The Biden administration contends that its policy differs from Trump’s because it is only enforced when illegal crossings are high and includes more humanitarian exemptions. According to the Wall Street Journal, Biden criticized Congress for not passing bipartisan legislation to enhance immigration enforcement and improve the asylum process. He stressed that the current immigration system is “broken” and that the government’s capacity at the border is “severely strained.”

New Asylum Restrictions

The new restrictions, detailed in an interim final rule by the U.S. Department of Justice and the Department of Homeland Security, apply when illegal border crossings exceed an average of 2,500 per day over a week. These restrictions will be lifted if the average falls below 1,500 for two consecutive weeks. The New York Times reports that about 3,500 people crossed the border illegally on Monday, consistent with recent trends.

Scope of the Executive Order

The executive order targets individuals who cross the border illegally and does not apply to those seeking lawful entry or using the CBP One mobile app created by U.S. Customs and Border Protection. The app, however, allows only 1,400 appointments per day, resulting in long waiting times for asylum-seekers.

Key Changes Under the New Policy

  1. Eligibility for Asylum: Migrants entering illegally will generally be ineligible for asylum unless they can demonstrate exceptionally compelling circumstances.
  2. Credible Fear Screening: Illegal border crossers will not be referred for an asylum screening unless they explicitly request asylum, express a fear of return, or fear persecution or torture.

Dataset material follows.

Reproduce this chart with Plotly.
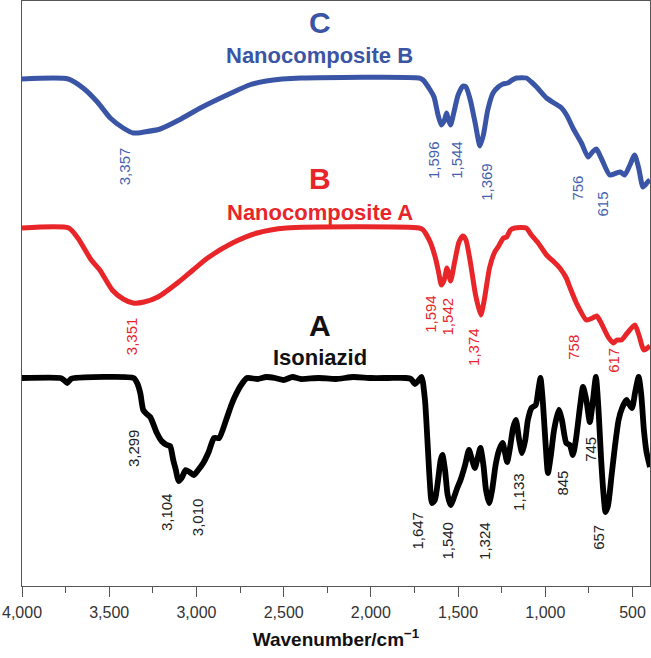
import plotly.graph_objects as go

# ---------------- data (wavenumber in cm-1, transmittance in arbitrary units) ----------------
c_wn = [4000, 3735, 3650, 3568, 3494, 3420, 3362, 3300, 3208, 3100, 2978, 2886, 2800, 2697, 2600, 2508, 2400,
        1724, 1701, 1660, 1638, 1615, 1596, 1580, 1566, 1555, 1543, 1525, 1500, 1472, 1455, 1430, 1400, 1375,
        1355, 1330, 1300, 1270, 1243, 1215, 1190, 1165, 1108, 1080, 1050, 993, 950, 907, 875, 842, 793, 755,
        730, 707, 680, 631, 592, 570, 545, 515, 488, 465, 440, 413, 400]
c_py = [79, 79, 88, 102, 118, 128, 133, 132, 129, 120, 108, 100, 93, 85, 81, 79, 78,
        78, 80, 90, 97, 115, 125, 121, 113, 120, 125, 113, 95, 86, 87, 100, 125, 146,
        135, 110, 93, 87, 84, 83, 80, 78, 78, 82, 87, 98, 103, 108, 116, 128, 143, 157,
        152, 149, 158, 175, 173, 172, 175, 165, 155, 168, 187, 182, 180]

b_wn = [4000, 3732, 3680, 3603, 3554, 3483, 3420, 3363, 3300, 3221, 3102, 3020, 2936, 2794, 2652, 2485,
        1724, 1700, 1660, 1630, 1612, 1596, 1580, 1564, 1555, 1543, 1520, 1495, 1473, 1455, 1430, 1400,
        1370, 1350, 1320, 1290, 1271, 1240, 1222, 1200, 1175, 1110, 1080, 1041, 993, 950, 917, 880, 860,
        822, 764, 730, 705, 680, 640, 611, 590, 564, 530, 487, 460, 436, 400]
b_py = [228, 228, 238, 260, 270, 290, 299, 303, 302, 297, 282, 270, 258, 243, 233, 228,
        228, 230, 242, 258, 272, 285, 280, 268, 273, 281, 262, 242, 236, 240, 262, 295,
        315, 300, 268, 252, 247, 238, 237, 230, 228, 228, 235, 243, 255, 262, 268, 278, 287,
        303, 320, 318, 316, 323, 337, 343, 340, 340, 333, 325, 337, 350, 346]

a_wn = [4000, 3780, 3760, 3741, 3720, 3700, 3360, 3340, 3322, 3305, 3285, 3265, 3227, 3200, 3170, 3151,
        3133, 3118, 3103, 3085, 3062, 3040, 3015, 2990, 2961, 2930, 2899, 2870, 2830, 2800, 2781, 2740,
        2710, 2650, 2600, 2550, 2500, 2450, 2400, 2300, 2200, 2100, 2000, 1900, 1800, 1770, 1747, 1725,
        1709, 1690, 1676, 1663, 1650, 1633, 1615, 1600, 1590, 1575, 1560, 1543, 1525, 1505, 1486, 1460,
        1438, 1420, 1404, 1388, 1372, 1355, 1340, 1322, 1305, 1285, 1265, 1245, 1232, 1219, 1200, 1185,
        1169, 1150, 1133, 1115, 1100, 1079, 1055, 1040, 1028, 1015, 1000, 985, 968, 950, 923, 905, 880,
        860, 842, 825, 800, 784, 765, 745, 730, 710, 695, 680, 666, 655, 640, 620, 600, 580, 560, 535,
        520, 503, 485, 465, 450, 435, 420, 400]
a_py = [378, 378, 380, 383, 379, 378, 378, 383, 393, 410, 414, 417, 433, 441, 445, 446,
        460, 470, 481, 478, 470, 472, 475, 470, 463, 452, 438, 438, 420, 405, 397, 384,
        378, 379, 377, 378, 380, 377, 379, 378, 379, 377, 378, 378, 378, 379, 384, 380,
        377, 400, 440, 480, 503, 500, 480, 460, 455, 470, 495, 505, 498, 488, 480, 465,
        450, 460, 468, 458, 448, 465, 490, 503, 490, 465, 450, 443, 452, 462, 445, 428,
        420, 440, 453, 440, 420, 408, 405, 390, 378, 400, 440, 473, 455, 430, 410, 420, 443,
        445, 455, 440, 405, 387, 400, 422, 405, 377, 410, 460, 495, 512, 505, 475, 445, 420, 408, 400,
        404, 408, 392, 377, 395, 430, 452, 467]

PLOT_BOTTOM = 586
c_t = [PLOT_BOTTOM - v for v in c_py]
b_t = [PLOT_BOTTOM - v for v in b_py]
a_t = [PLOT_BOTTOM - v for v in a_py]

# peak labels
c_labels = ["3,357", "1,596", "1,544", "1,369", "756", "615"]
c_lab_x = [3414, 1644, 1513, 1341, 821, 678]
c_lab_y = [166, 160, 160, 182, 188, 204]

b_labels = ["3,351", "1,594", "1,542", "1,374", "758", "617"]
b_lab_x = [3374, 1662, 1561, 1415, 843, 613]
b_lab_y = [336, 314, 316, 347, 347, 360]

a_labels = ["3,299", "3,104", "3,010", "1,647", "1,540", "1,324", "1,133", "845", "745", "657"]
a_lab_x = [3363, 3174, 2996, 1738, 1566, 1352, 1157, 907, 745, 699]
a_lab_y = [448, 512, 517, 531, 541, 541, 492, 483, 449, 537]

tick_vals = [4000, 3500, 3000, 2500, 2000, 1500, 1000, 500]
tick_text = ["4,000", "3,500", "3,000", "2,500", "2,000", "1,500", "1,000", "500"]

BLUE = "#3A55A5"
BLUE_T = "#4562AD"
RED = "#E8262A"
BLACK = "#000000"
FONT = "Liberation Sans, Arial, sans-serif"

fig = go.Figure()
for wn, t, col, w in [(c_wn, c_t, BLUE, 5), (b_wn, b_t, RED, 5), (a_wn, a_t, BLACK, 5.8)]:
    fig.add_trace(go.Scatter(x=wn, y=t, mode="lines",
                             line=dict(color=col, width=w, shape="spline", smoothing=0.6),
                             showlegend=False, hoverinfo="skip"))

ann = []
for labels, xs, ys, col in [(c_labels, c_lab_x, c_lab_y, BLUE_T),
                            (b_labels, b_lab_x, b_lab_y, RED),
                            (a_labels, a_lab_x, a_lab_y, "#222222")]:
    for t, x, y in zip(labels, xs, ys):
        ann.append(dict(x=x, y=PLOT_BOTTOM - y, xref="x", yref="y", text=t, textangle=-90,
                        showarrow=False, font=dict(family=FONT, size=15, color=col)))

for txt, y, size, col in [("C", 22, 30, BLUE), ("Nanocomposite B", 55, 22, BLUE),
                          ("B", 178, 30, RED), ("Nanocomposite A", 212, 22, RED),
                          ("A", 325, 30, "#111111"), ("Isoniazid", 357, 22, "#111111")]:
    ann.append(dict(x=2292, y=PLOT_BOTTOM - y, xref="x", yref="y", text="<b>" + txt + "</b>",
                    showarrow=False, font=dict(family=FONT, size=size, color=col)))

fig.update_layout(
    width=651, height=658,
    margin=dict(l=22, r=1, t=1, b=72),
    paper_bgcolor="white", plot_bgcolor="white",
    annotations=ann,
    font=dict(family=FONT),
)
fig.update_xaxes(
    automargin=False,
    range=[4000, 400], tickvals=tick_vals, ticktext=tick_text,
    ticks="outside", ticklen=10, tickwidth=1.3, tickcolor="#555555",
    ticklabelstandoff=2,
    minor=dict(dtick=250, tick0=0, ticks="outside", ticklen=6, tickwidth=1.3, tickcolor="#555555", showgrid=False),
    showline=True, linecolor="#555555", linewidth=1.3, mirror=True,
    showgrid=False, zeroline=False,
    tickfont=dict(family=FONT, size=16, color="#333333"),
    title=dict(text="<b>Wavenumber/cm<sup>−1</sup></b>", font=dict(family=FONT, size=19, color="#111111"), standoff=12),
)
fig.update_yaxes(
    automargin=False,
    range=[0, 585], showticklabels=False, ticks="", showgrid=False, zeroline=False,
    showline=True, linecolor="#555555", linewidth=1.3, mirror=True,
)

fig.write_html("out.html", config={"displayModeBar": False},
               post_script="document.body.style.margin='0';document.body.style.padding='0';")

This requirement is referred to as the “shout test.”
  3. Higher Standard for Asylum Claims: Those who seek asylum must show a reasonable probability of persecution or torture, a higher standard than the current requirement.

Exemptions and Consequences

The new rule exempts certain groups, including lawful permanent residents, unaccompanied children, victims of severe trafficking, those facing acute medical emergencies, and individuals with valid visas or other permission to enter the U.S. Migrants who do not meet the new asylum standards will be swiftly removed and barred from reentry for five years.

ABA’s Call to Action

In her statement, Smith criticized the policy for violating the Immigration and Nationality Act, international law, and due process. She highlighted that the policy endangers thousands of vulnerable individuals and undermines America’s role as a sanctuary for the oppressed. Smith urged Congress to enact comprehensive immigration reform and called on the administration to abandon the executive order in favor of fair and humane immigration and asylum policies.